A FINRA hearing panel barred a registered representative, Jim Seol, for participating in private securities transactions, engaging in undisclosed outside business activities, and for making misrepresentations to his employer in compliance questionnaires.
The hearing panel found that Seol sold $100 million in EB-5 investments promoted through his private business, Western Regional Center Inc. (WRCI), yet failed to disclose this activity to his employing firm. Seol worked as an Ameriprise financial advisor in an Irvine, California branch office.
FINRA rules and Ameriprise’s policy required Seol to disclose and obtain prior approval for all outside business activities. Shortly after Seol’s belated revelation of his WRCI activities, Ameriprise terminated him on May 28, 2014, for violating the firm’s policy regarding disclosure of outside business activities.
According to the hearing panel decision, Seol formed WRCI in September 2011 to market U.S. investments to overseas investors through the U.S. government’s EB-5 program.
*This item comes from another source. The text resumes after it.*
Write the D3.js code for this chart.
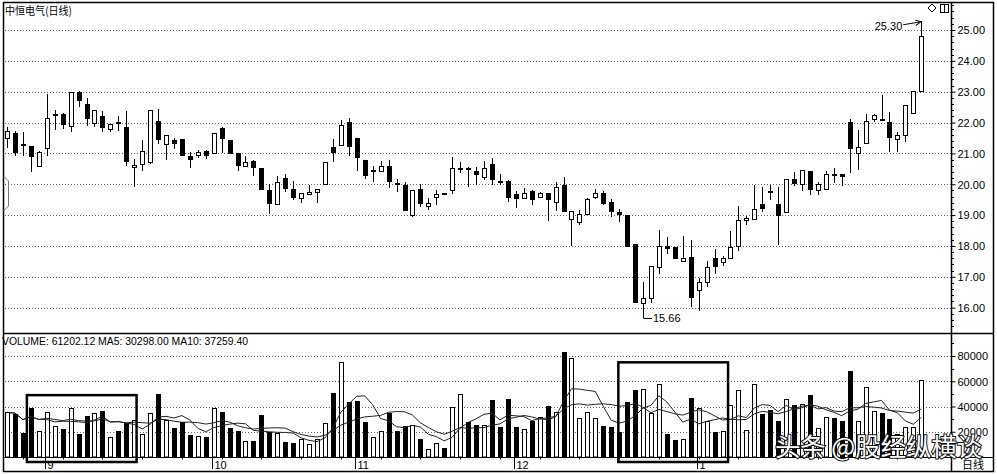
<!DOCTYPE html>
<html><head><meta charset="utf-8">
<script src="https://cdn.jsdelivr.net/npm/d3@7"></script>
<style>
body{margin:0;background:#fff}
svg{display:block}
text{font-family:"Liberation Sans",Arial,sans-serif;fill:#000}
</style>
</head><body><svg id="c" width="997" height="474"></svg>
<script>
// ---------- DATA ----------
const title = "中恒电气(日线)";
const opens  = [21.49,21.66,21.31,21.23,20.60,21.19,22.26,22.27,21.89,23.00,22.61,21.97,22.21,21.78,22.02,21.86,20.56,20.66,20.71,22.05,
                21.30,21.43,21.46,20.91,20.96,21.09,21.00,21.82,21.44,21.00,20.60,20.76,20.52,19.82,19.37,20.19,19.85,19.56,19.69,19.76,
                20.01,21.22,21.28,22.02,21.49,20.78,20.42,20.44,20.60,20.03,19.99,18.99,19.85,19.28,19.60,19.71,19.82,20.50,20.53,20.44,
                20.22,20.65,20.10,20.11,19.68,19.54,19.79,19.59,19.70,19.44,19.98,18.87,18.76,19.03,19.59,19.73,19.41,19.11,19.00,18.06,
                16.16,16.32,17.32,18.00,17.95,17.52,17.65,16.56,16.84,17.62,17.48,17.62,17.99,18.83,18.86,19.35,19.78,19.35,19.10,20.18,
                20.00,20.43,19.81,19.83,20.33,20.33,22.02,21.02,21.34,22.10,22.11,22.02,21.48,21.59,22.32,23.03];
const highs  = [21.86,21.73,21.68,21.25,21.09,22.91,22.40,22.30,23.00,23.02,22.81,22.42,22.38,21.95,22.21,22.38,20.82,21.43,22.40,22.43,
                21.59,21.49,21.47,21.06,21.11,21.11,21.65,21.86,21.45,21.01,20.92,20.77,20.53,20.01,20.28,20.33,20.12,19.72,19.98,19.84,
                20.71,21.46,22.08,22.14,21.50,20.79,20.60,20.76,20.78,20.17,20.06,19.82,20.01,19.56,19.82,19.72,20.87,20.71,20.55,20.57,
                20.76,20.85,20.33,20.13,19.77,19.87,19.80,19.75,19.73,20.06,20.22,19.14,19.16,19.57,19.86,19.79,19.52,19.19,19.01,18.07,
                16.84,17.35,18.51,18.29,17.96,18.33,18.19,16.97,17.52,17.89,17.68,18.48,19.29,18.96,19.97,19.91,19.97,19.91,20.18,20.40,
                20.45,20.44,20.08,20.43,20.54,20.34,22.10,21.75,22.29,22.29,22.89,22.35,21.70,22.56,23.03,25.30];
const lows   = [21.19,20.92,20.92,20.39,20.57,20.92,21.75,21.78,21.68,22.50,21.89,21.84,21.68,21.68,21.73,20.60,19.90,20.44,20.66,21.32,
                20.78,21.14,20.96,20.53,20.85,20.82,21.00,21.00,21.00,20.42,20.57,20.28,19.80,19.04,19.37,19.74,19.49,19.39,19.67,19.40,
                20.01,20.71,21.28,20.92,20.44,20.17,20.06,20.44,19.88,19.74,19.13,18.94,19.26,19.17,19.34,19.64,19.67,20.35,19.90,19.99,
                20.13,19.98,19.98,19.44,19.23,19.54,19.33,19.57,18.81,19.14,19.14,18.00,18.68,19.03,19.52,19.33,18.94,18.76,18.00,16.19,
                15.66,16.16,17.08,17.75,17.62,17.52,16.02,15.89,16.67,17.10,17.36,17.62,17.84,18.67,18.86,19.10,19.48,18.02,19.10,19.94,
                19.78,19.64,19.64,19.83,20.04,19.94,20.37,20.45,21.34,22.02,22.08,21.05,21.05,21.37,22.32,23.03];
const closes = [21.71,21.05,21.29,20.92,21.03,22.16,22.29,21.95,23.00,22.72,22.14,22.42,21.84,21.95,21.99,20.74,20.62,21.09,22.40,21.46,
                21.59,21.33,20.96,20.81,21.05,20.96,21.65,21.49,21.00,20.63,20.71,20.55,19.85,19.39,20.06,19.88,19.58,19.71,19.76,19.83,
                20.71,21.03,21.91,21.25,20.89,20.30,20.46,20.60,20.12,20.00,19.17,19.82,19.39,19.40,19.69,19.69,20.53,20.54,20.50,20.33,
                20.52,20.17,20.08,19.59,19.57,19.70,19.52,19.73,19.52,19.90,19.14,19.14,19.05,19.52,19.71,19.38,19.12,19.03,18.00,16.19,
                16.32,17.35,18.00,17.93,17.62,17.62,16.35,16.84,17.32,17.35,17.61,17.97,18.83,18.89,19.21,19.24,19.76,18.99,20.18,20.04,
                20.45,19.83,20.00,20.32,20.31,20.27,21.16,21.21,22.06,22.24,22.09,21.54,21.59,22.56,23.03,24.81];
const volumes = [35400,34100,19400,38900,20800,35400,24300,22100,38900,18600,32300,34900,36300,16000,20800,26700,29300,18100,34700,49600,
                 29300,22900,27500,17300,16800,15500,38900,36000,22900,20800,12800,12800,33300,20000,18900,12000,10700,14100,10100,14100,
                 26700,50900,75500,43500,44000,28000,16000,20800,34700,20300,24300,25300,14100,6100,10900,7500,40000,50100,28000,25600,
                 25300,44800,23500,46100,23500,22100,28800,32000,40300,35500,83500,78700,30900,35500,30900,24800,23500,19500,43500,52800,
                 54100,34700,57600,18600,13300,14100,46700,38700,28300,20000,20800,40800,53300,21300,58100,34100,37300,28800,46100,40800,
                 42100,49300,22900,32000,30700,28800,68300,28800,55500,36800,34700,30100,18000,23500,23500,61202.12];
const monthLabels = ["9","10","11","12","1"];
const monthStartIndex = [5,26,44,64,87];
const priceTicks = [16,17,18,19,20,21,22,23,24,25];
const volumeTicks = [20000,40000,60000,80000];
const maPeriods = [5,10];
const maLabelValues = [30298.00, 37259.40];
const boxStartIndex = [2.5,76.9];
const boxEndIndex = [16.3,90.7];
const boxTopVolume = [49000,75000];
const watermark = "头条 @股经纵横谈";
const periodLabel = "日线";

// ---------- LAYOUT ----------
const svg = d3.select("#c");
const L = 3.5, R = 993.5, T = 2.5, B = 471.5;
const axisX = 951.5;
const sepY = 333.5, volBase = 457;
const n = closes.length;

const x = d3.scaleLinear().domain([0, n-1]).range([7, 921.25]);
const y = d3.scaleLinear().domain([15.178, 25.875]).range([333, 3]);
const yv = d3.scaleLinear().domain([0, 80000]).range([volBase, 356]);

const px = v => Math.round(v) + 0.5;

// gridlines
const grid = svg.append("g").attr("stroke", "#666").attr("stroke-dasharray", "1,2").attr("stroke-width", 1);
grid.selectAll("line.p").data(priceTicks).join("line")
  .attr("x1", 5).attr("x2", axisX).attr("y1", d => px(y(d))).attr("y2", d => px(y(d)));
grid.selectAll("line.v").data(volumeTicks).join("line")
  .attr("x1", 5).attr("x2", axisX).attr("y1", d => px(yv(d))).attr("y2", d => px(yv(d)));

// candles
const idx = d3.range(n);
const up = i => closes[i] >= opens[i];
const cg = svg.append("g");
cg.selectAll("line").data(idx).join("line")
  .attr("x1", i => Math.round(x(i)) + 0.5).attr("x2", i => Math.round(x(i)) + 0.5)
  .attr("y1", i => Math.round(y(highs[i]))).attr("y2", i => Math.round(y(lows[i])))
  .attr("stroke", "#000").attr("stroke-width", 1);
cg.selectAll("rect").data(idx).join("rect")
  .attr("x", i => Math.round(x(i)) - 1.5).attr("width", 4)
  .attr("y", i => px(y(Math.max(opens[i], closes[i]))))
  .attr("height", i => Math.max(1, Math.round(y(Math.min(opens[i], closes[i]))) - Math.round(y(Math.max(opens[i], closes[i])))))
  .attr("fill", i => up(i) ? "#fff" : "#000").attr("stroke", "#000").attr("stroke-width", 1);

// volume bars
svg.append("g").selectAll("rect").data(idx).join("rect")
  .attr("x", i => Math.round(x(i)) - 1.5).attr("width", 4)
  .attr("y", i => px(yv(volumes[i])))
  .attr("height", i => volBase - px(yv(volumes[i])))
  .attr("fill", i => up(i) ? "#fff" : "#000").attr("stroke", "#000").attr("stroke-width", 1);

// moving averages
const ma = p => volumes.map((_, i) => d3.mean(volumes.slice(Math.max(0, i - p + 1), i + 1)));
const lineGen = d3.line().x((d, i) => x(i)).y(d => yv(d));
maPeriods.forEach(p => {
  svg.append("path").attr("d", lineGen(ma(p))).attr("fill", "none").attr("stroke", "#222").attr("stroke-width", 1);
});

// annotation boxes
svg.append("g").selectAll("rect").data(boxStartIndex.map((s, k) => k)).join("rect")
  .attr("x", k => x(boxStartIndex[k])).attr("width", k => x(boxEndIndex[k]) - x(boxStartIndex[k]))
  .attr("y", k => yv(boxTopVolume[k])).attr("height", k => volBase + 5 - yv(boxTopVolume[k]))
  .attr("fill", "none").attr("stroke", "#000").attr("stroke-width", 2.5);

// frame lines
const frame = svg.append("g").attr("stroke", "#000").attr("stroke-width", 1).attr("fill", "none");
frame.append("rect").attr("x", L).attr("y", T).attr("width", R - L).attr("height", B - T).attr("stroke-width", 1.5);
frame.append("line").attr("x1", L).attr("x2", R).attr("y1", sepY).attr("y2", sepY).attr("stroke-width", 1.5);
frame.append("line").attr("x1", L).attr("x2", R).attr("y1", volBase + 0.5).attr("y2", volBase + 0.5);
frame.append("line").attr("x1", axisX).attr("x2", axisX).attr("y1", T).attr("y2", B).attr("stroke-width", 1.5);

// right price axis
const pAxis = d3.axisRight(y).tickValues(priceTicks).tickFormat(d3.format(".2f")).tickSize(4).tickPadding(2);
const pg = svg.append("g").attr("transform", `translate(${axisX},0)`).call(pAxis);
pg.select(".domain").remove();
pg.selectAll("text").attr("font-size", 11).attr("font-family", "Liberation Sans, Arial, sans-serif").attr("dy", "0.35em");
const minorP = d3.range(15.4, 25.81, 0.2).filter(v => Math.abs(v - Math.round(v)) > 0.01);
svg.append("g").selectAll("line").data(minorP).join("line")
  .attr("x1", axisX).attr("x2", axisX + 2.5).attr("y1", d => px(y(d))).attr("y2", d => px(y(d))).attr("stroke", "#000");

// right volume axis
const vAxis = d3.axisRight(yv).tickValues(volumeTicks).tickFormat(d3.format("d")).tickSize(4).tickPadding(2);
const vg = svg.append("g").attr("transform", `translate(${axisX},0)`).call(vAxis);
vg.select(".domain").remove();
vg.selectAll("text").attr("font-size", 11).attr("font-family", "Liberation Sans, Arial, sans-serif").attr("dy", "0.35em");
const minorV = d3.range(10000, 95000, 10000).filter(v => v % 20000 !== 0);
svg.append("g").selectAll("line").data(minorV).join("line")
  .attr("x1", axisX).attr("x2", axisX + 2.5).attr("y1", d => px(yv(d))).attr("y2", d => px(yv(d))).attr("stroke", "#000");

// x axis month ticks
const mg = svg.append("g");
mg.selectAll("line").data(monthStartIndex).join("line")
  .attr("x1", d => Math.round(x(d)) - 1.5).attr("x2", d => Math.round(x(d)) - 1.5)
  .attr("y1", volBase).attr("y2", volBase + 12).attr("stroke", "#000");
mg.selectAll("text").data(monthStartIndex).join("text")
  .attr("x", d => Math.round(x(d)) + 0.5).attr("y", volBase + 12)
  .attr("font-size", 11).text((d, k) => monthLabels[k]);
svg.append("g").selectAll("line").data(d3.range(2, n, 5)).join("line")
  .attr("x1", d => Math.round(x(d)) + 0.5).attr("x2", d => Math.round(x(d)) + 0.5)
  .attr("y1", volBase).attr("y2", volBase + 2.5).attr("stroke", "#000");

// titles
svg.append("text").attr("x", 5).attr("y", 15).attr("font-size", 11)
  .attr("textLength", 67).attr("lengthAdjust", "spacingAndGlyphs")
  .style("font-family", "'Noto Sans CJK SC',sans-serif").text(title);
const last = n - 1;
const f2 = d3.format(".2f");
svg.append("text").attr("x", 2).attr("y", 345).attr("font-size", 11)
  .attr("textLength", 246).attr("lengthAdjust", "spacingAndGlyphs")
  .text(`VOLUME: ${f2(volumes[last])} MA5: ${f2(maLabelValues[0])} MA10: ${f2(maLabelValues[1])}`);

// high / low markers
const hi = d3.maxIndex(highs), lo = d3.minIndex(lows);
svg.append("text").attr("x", x(hi) - 19).attr("y", y(highs[hi]) + 9).attr("font-size", 11).attr("text-anchor", "end")
  .text(f2(highs[hi]));
svg.append("defs").append("marker").attr("id", "ah").attr("viewBox", "0 0 6 6").attr("refX", 6).attr("refY", 3)
  .attr("markerWidth", 6).attr("markerHeight", 6).attr("orient", "auto")
  .append("path").attr("d", "M0,0 L6,3 L0,6").attr("fill", "none").attr("stroke", "#000");
svg.append("line").attr("x1", x(hi) - 18).attr("y1", y(highs[hi]) + 4).attr("x2", Math.round(x(hi))).attr("y2", y(highs[hi]) + 1)
  .attr("stroke", "#000").attr("marker-end", "url(#ah)");
svg.append("line").attr("x1", Math.round(x(lo)) + 0.5).attr("x2", Math.round(x(lo)) + 9).attr("y1", px(y(lows[lo]))).attr("y2", px(y(lows[lo])))
  .attr("stroke", "#000");
svg.append("text").attr("x", Math.round(x(lo)) + 10).attr("y", y(lows[lo]) + 4).attr("font-size", 11)
  .text(f2(lows[lo]));

// top-right icons
svg.append("path").attr("d", "M932,4 L936,8 L932,12 L928,8 Z").attr("fill", "none").attr("stroke", "#000");
svg.append("rect").attr("x", 940.5).attr("y", 4.5).attr("width", 8).attr("height", 8).attr("fill", "none").attr("stroke", "#000");
svg.append("line").attr("x1", 944.5).attr("x2", 944.5).attr("y1", 4.5).attr("y2", 12.5).attr("stroke", "#000");

// left scroll tab
svg.append("path").attr("d", "M3.5,176 L8.5,181 L8.5,206 L3.5,211").attr("fill", "none").attr("stroke", "#777");

// period label
svg.append("text").attr("x", 962).attr("y", 469).attr("font-size", 11)
  .style("font-family", "'Noto Sans CJK SC',sans-serif").text(periodLabel);

// watermark
svg.append("text").attr("x", 775).attr("y", 456).attr("font-size", 25)
  .attr("textLength", 207).attr("lengthAdjust", "spacingAndGlyphs")
  .style("font-family", "'Noto Sans CJK SC',sans-serif").style("fill", "#fff")
  .attr("stroke", "#111").attr("stroke-width", 2).attr("paint-order", "stroke")
  .attr("xml:space", "preserve").text(watermark);
</script>
</body></html>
The EB-5 program permits foreign investors to obtain a U.S. visa in exchange for investing in projects that create U.S. jobs.
Seol identified a potential investment opportunity for his newly formed company involving a solar energy power plant in Riverside, California. After negotiating an agreement with the power plant, Seol traveled to South Korea and China to market the investments to foreign migration companies and attorneys.
By the end of 2013, the offering was fully subscribed with all partnership units sold to 200 different investors contributing $500,000 each, totaling $100 million.